[Plotting code records]

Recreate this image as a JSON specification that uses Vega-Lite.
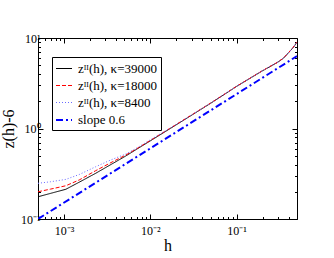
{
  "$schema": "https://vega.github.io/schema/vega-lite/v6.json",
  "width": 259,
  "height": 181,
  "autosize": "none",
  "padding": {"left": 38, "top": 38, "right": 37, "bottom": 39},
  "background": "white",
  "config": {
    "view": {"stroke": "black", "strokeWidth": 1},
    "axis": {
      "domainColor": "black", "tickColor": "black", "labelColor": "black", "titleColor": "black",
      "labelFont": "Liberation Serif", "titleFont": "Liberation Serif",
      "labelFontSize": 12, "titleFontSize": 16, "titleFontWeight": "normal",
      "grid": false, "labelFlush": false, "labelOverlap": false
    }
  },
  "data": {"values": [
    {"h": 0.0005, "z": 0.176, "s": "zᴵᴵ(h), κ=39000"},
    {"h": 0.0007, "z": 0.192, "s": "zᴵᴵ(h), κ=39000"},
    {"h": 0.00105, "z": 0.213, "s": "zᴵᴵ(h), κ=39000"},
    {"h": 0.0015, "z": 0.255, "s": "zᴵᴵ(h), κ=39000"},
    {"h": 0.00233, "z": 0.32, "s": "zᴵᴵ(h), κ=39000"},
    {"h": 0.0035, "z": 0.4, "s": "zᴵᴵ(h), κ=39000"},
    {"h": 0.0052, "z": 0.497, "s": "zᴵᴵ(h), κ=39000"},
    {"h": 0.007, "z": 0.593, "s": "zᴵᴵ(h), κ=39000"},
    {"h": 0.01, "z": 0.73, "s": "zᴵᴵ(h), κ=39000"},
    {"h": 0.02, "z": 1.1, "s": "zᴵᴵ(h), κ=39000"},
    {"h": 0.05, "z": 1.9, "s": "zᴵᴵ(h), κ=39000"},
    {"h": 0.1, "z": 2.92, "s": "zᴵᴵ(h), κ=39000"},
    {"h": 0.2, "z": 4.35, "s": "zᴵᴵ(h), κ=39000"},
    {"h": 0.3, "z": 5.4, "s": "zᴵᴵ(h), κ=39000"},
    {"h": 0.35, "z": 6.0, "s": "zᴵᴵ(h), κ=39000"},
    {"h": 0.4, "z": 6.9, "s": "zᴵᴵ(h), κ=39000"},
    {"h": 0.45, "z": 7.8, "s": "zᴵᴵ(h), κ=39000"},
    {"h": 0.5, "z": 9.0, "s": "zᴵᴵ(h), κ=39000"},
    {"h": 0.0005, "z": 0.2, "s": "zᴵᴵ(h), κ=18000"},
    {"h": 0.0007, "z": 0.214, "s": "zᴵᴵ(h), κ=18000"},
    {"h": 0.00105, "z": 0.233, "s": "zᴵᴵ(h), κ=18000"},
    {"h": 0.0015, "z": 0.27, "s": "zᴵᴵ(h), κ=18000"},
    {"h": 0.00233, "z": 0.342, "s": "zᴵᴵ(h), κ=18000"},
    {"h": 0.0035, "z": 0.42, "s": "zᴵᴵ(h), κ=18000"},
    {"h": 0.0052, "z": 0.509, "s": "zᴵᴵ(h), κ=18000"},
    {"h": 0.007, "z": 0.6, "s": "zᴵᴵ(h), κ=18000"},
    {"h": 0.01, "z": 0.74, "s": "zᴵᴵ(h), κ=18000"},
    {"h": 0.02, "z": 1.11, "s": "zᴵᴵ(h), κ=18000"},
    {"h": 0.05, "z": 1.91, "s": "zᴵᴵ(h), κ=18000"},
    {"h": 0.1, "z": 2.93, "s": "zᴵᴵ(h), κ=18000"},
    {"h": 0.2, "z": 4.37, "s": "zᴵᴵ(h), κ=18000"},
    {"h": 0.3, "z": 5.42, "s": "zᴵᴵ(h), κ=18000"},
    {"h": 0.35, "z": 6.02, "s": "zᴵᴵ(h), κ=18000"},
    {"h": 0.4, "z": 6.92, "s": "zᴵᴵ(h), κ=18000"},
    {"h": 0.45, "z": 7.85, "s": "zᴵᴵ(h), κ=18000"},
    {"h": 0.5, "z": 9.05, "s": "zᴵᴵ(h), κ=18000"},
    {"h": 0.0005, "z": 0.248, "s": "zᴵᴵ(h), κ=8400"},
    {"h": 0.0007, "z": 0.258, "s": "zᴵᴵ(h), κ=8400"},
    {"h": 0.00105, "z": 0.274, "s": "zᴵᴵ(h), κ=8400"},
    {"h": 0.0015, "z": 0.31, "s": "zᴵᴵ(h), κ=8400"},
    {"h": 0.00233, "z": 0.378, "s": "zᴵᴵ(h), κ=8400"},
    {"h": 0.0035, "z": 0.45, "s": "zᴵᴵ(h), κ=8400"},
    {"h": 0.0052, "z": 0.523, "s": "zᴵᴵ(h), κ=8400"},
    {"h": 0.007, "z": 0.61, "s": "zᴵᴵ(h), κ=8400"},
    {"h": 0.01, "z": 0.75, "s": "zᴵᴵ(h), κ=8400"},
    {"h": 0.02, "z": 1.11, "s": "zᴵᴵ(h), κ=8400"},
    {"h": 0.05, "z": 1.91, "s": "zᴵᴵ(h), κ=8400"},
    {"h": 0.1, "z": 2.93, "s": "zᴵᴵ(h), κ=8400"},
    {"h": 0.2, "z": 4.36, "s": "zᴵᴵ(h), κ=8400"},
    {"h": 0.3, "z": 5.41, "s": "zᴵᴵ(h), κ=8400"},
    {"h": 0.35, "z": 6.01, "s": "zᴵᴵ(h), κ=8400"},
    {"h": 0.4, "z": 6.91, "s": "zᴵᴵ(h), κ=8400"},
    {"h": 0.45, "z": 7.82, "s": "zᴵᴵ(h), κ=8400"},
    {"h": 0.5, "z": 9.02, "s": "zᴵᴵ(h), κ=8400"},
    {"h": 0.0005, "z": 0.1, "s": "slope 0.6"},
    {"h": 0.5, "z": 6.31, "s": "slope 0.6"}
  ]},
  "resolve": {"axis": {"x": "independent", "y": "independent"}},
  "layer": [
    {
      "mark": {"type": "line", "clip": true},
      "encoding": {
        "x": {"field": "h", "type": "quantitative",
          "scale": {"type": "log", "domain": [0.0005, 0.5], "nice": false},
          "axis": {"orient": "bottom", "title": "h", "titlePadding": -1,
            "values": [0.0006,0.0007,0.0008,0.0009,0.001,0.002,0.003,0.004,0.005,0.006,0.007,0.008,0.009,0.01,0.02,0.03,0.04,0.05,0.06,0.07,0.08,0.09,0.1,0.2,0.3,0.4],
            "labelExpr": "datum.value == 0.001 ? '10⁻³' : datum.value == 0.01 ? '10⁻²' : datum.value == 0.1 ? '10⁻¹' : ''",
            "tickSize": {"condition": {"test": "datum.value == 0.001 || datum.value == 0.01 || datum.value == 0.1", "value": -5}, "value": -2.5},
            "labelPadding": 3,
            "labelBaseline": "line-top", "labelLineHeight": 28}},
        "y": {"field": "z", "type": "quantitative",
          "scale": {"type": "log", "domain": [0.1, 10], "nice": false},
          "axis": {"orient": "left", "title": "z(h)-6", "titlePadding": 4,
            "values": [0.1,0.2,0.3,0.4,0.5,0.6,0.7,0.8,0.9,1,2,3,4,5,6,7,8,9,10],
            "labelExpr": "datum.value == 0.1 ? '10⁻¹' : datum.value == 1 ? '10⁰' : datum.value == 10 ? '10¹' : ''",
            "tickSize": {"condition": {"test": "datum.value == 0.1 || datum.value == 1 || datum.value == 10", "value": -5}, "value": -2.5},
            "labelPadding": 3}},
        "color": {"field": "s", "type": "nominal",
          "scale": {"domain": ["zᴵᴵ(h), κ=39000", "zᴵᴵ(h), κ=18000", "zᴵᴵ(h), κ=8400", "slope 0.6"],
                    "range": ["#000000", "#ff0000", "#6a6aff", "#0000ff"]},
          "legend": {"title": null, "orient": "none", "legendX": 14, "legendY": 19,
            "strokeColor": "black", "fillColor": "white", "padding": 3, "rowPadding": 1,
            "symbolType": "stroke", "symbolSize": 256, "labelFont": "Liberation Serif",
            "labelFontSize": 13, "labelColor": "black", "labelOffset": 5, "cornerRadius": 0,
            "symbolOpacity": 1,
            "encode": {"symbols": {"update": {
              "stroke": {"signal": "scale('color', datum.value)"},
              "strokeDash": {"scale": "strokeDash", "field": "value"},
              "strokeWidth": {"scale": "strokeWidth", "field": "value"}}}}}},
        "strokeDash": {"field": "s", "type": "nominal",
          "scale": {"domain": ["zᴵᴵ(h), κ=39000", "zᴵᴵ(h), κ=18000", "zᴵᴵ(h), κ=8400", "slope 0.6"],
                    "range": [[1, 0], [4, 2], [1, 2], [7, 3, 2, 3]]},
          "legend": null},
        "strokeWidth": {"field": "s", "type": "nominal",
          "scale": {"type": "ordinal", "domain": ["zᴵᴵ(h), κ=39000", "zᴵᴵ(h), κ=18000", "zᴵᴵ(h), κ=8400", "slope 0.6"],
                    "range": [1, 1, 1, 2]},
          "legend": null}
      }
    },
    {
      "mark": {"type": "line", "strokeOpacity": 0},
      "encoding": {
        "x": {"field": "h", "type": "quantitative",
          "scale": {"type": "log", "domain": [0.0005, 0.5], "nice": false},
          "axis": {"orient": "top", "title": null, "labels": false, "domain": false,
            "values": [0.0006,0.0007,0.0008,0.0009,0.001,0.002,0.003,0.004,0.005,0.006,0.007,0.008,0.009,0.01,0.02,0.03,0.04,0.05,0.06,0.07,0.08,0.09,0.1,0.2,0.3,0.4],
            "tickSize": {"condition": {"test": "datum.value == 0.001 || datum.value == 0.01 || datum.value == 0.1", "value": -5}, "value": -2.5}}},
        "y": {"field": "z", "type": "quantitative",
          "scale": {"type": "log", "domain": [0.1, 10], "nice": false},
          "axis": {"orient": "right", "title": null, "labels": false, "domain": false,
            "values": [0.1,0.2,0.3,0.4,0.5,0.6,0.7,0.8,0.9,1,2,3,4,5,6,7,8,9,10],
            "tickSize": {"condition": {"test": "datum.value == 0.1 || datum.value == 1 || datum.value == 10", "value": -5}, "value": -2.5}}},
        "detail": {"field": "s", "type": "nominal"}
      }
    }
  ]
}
==
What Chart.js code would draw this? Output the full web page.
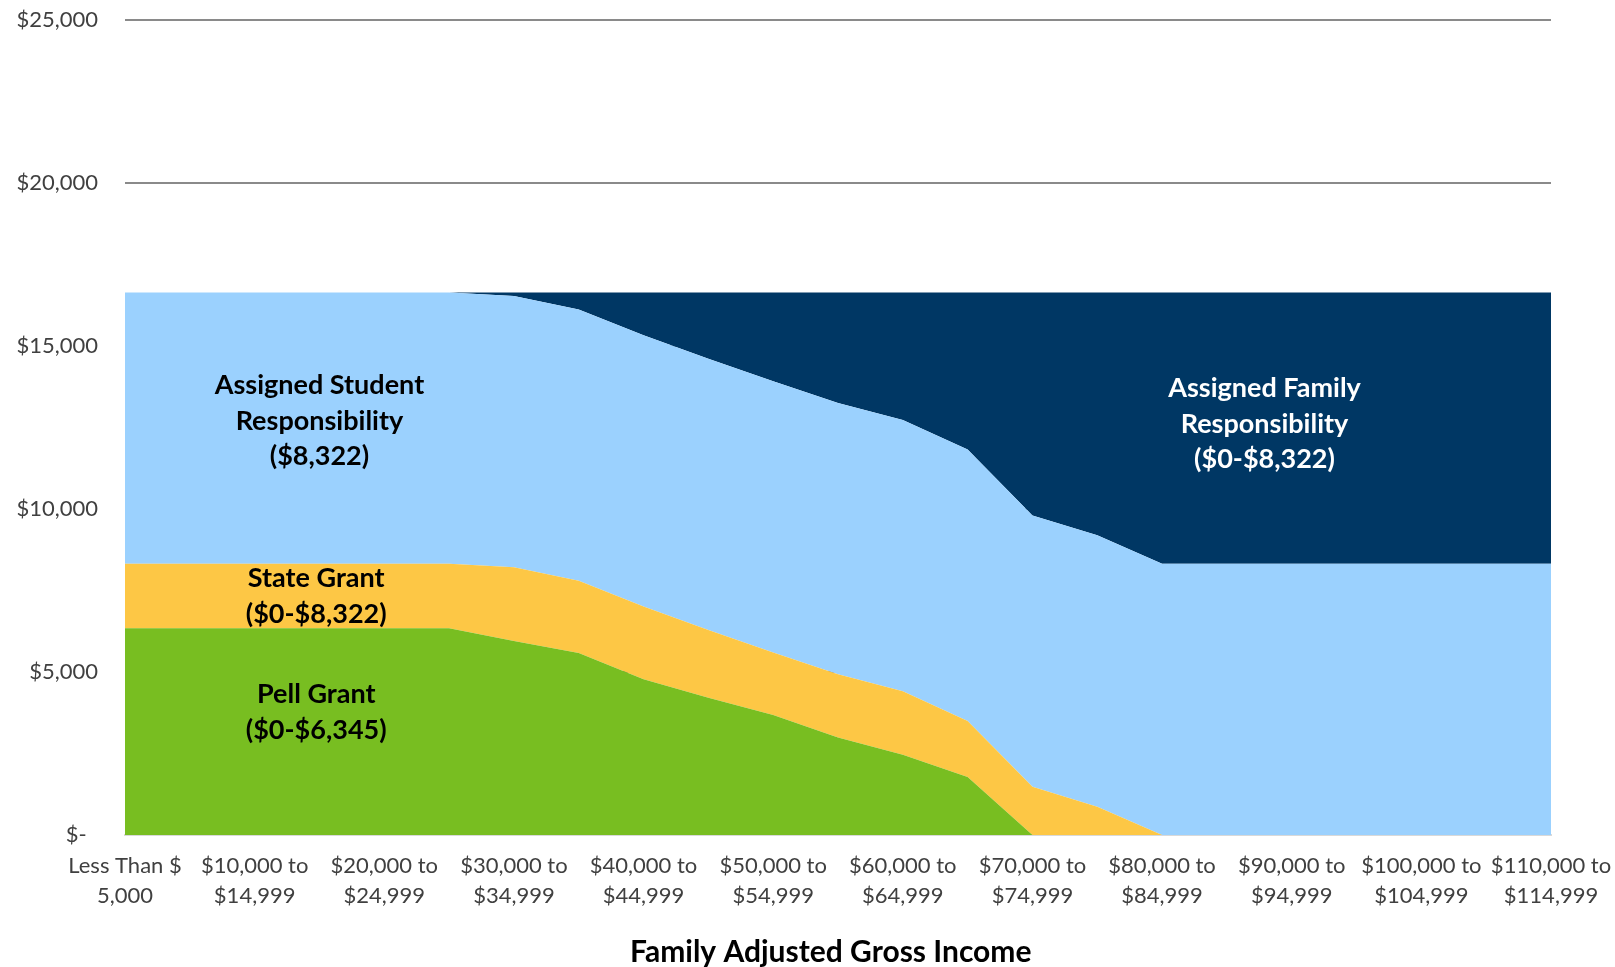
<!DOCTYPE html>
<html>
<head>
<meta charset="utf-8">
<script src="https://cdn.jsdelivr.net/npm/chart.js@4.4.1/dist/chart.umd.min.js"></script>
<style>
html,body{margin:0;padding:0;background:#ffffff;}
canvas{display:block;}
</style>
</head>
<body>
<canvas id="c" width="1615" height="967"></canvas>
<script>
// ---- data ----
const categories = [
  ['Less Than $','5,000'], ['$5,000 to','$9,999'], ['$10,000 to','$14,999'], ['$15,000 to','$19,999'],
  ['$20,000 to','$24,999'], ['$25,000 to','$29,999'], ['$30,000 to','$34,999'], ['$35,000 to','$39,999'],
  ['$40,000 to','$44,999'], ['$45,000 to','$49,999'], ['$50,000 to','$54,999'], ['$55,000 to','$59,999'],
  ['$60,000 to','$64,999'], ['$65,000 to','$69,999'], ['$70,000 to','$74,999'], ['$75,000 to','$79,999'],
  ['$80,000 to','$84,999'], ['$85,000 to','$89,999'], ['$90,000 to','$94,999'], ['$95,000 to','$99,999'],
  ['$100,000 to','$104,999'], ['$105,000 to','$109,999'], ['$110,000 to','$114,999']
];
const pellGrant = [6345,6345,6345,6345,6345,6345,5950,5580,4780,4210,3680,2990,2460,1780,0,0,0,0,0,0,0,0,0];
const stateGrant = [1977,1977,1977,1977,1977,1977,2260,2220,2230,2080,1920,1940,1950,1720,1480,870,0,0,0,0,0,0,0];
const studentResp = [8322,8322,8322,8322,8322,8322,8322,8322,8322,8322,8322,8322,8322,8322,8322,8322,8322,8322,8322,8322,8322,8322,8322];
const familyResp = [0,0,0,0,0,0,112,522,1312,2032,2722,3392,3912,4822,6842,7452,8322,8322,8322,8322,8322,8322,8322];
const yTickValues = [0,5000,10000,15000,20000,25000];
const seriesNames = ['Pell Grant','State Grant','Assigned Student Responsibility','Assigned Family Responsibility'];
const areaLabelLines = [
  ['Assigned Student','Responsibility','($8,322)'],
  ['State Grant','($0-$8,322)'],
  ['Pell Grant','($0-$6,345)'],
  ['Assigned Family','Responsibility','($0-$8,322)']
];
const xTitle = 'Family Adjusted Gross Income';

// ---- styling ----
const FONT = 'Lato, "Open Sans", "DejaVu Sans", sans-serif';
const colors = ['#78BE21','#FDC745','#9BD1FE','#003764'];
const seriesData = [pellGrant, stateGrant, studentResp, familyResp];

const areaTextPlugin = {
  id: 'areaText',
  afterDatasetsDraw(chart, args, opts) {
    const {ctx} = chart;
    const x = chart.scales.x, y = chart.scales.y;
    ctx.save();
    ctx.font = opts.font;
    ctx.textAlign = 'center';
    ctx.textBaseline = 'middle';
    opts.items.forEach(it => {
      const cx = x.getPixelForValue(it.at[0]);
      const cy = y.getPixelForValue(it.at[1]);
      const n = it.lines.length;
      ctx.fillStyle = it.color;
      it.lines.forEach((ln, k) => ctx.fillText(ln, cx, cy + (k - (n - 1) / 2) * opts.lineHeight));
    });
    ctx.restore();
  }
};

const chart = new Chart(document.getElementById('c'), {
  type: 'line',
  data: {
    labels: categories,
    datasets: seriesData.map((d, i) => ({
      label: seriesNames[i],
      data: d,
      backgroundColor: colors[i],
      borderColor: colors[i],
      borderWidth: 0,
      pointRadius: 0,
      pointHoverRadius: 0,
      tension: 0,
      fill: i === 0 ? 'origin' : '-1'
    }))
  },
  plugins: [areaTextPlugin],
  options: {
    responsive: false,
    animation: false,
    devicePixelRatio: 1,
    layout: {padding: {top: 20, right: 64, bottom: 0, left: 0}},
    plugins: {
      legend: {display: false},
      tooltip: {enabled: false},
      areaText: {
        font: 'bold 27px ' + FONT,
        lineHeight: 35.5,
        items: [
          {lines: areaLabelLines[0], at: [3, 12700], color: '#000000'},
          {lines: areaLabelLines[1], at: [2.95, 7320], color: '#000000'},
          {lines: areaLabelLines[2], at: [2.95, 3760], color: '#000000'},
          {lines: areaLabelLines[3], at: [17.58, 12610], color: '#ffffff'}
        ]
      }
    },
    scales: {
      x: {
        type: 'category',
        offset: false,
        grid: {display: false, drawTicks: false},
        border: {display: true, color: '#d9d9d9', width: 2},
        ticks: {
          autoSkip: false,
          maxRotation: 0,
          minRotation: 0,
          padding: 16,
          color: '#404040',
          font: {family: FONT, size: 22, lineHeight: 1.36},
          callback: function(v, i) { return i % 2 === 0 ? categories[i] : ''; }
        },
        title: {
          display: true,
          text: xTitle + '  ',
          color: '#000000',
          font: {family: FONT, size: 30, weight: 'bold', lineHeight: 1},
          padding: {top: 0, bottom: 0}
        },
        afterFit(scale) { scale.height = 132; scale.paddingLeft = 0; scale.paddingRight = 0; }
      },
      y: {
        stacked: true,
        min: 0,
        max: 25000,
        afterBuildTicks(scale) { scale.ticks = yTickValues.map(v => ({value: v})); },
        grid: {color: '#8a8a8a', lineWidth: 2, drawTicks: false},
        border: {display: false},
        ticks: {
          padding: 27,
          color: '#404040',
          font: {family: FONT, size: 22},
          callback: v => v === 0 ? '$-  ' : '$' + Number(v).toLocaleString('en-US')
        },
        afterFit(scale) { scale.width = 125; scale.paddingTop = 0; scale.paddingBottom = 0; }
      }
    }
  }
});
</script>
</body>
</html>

• _PROBLEM REQUIREMENTS_
Each line containing the word "this" counts once; say how many such lines there are, giving only the number.

• _TASK ANSWER_
2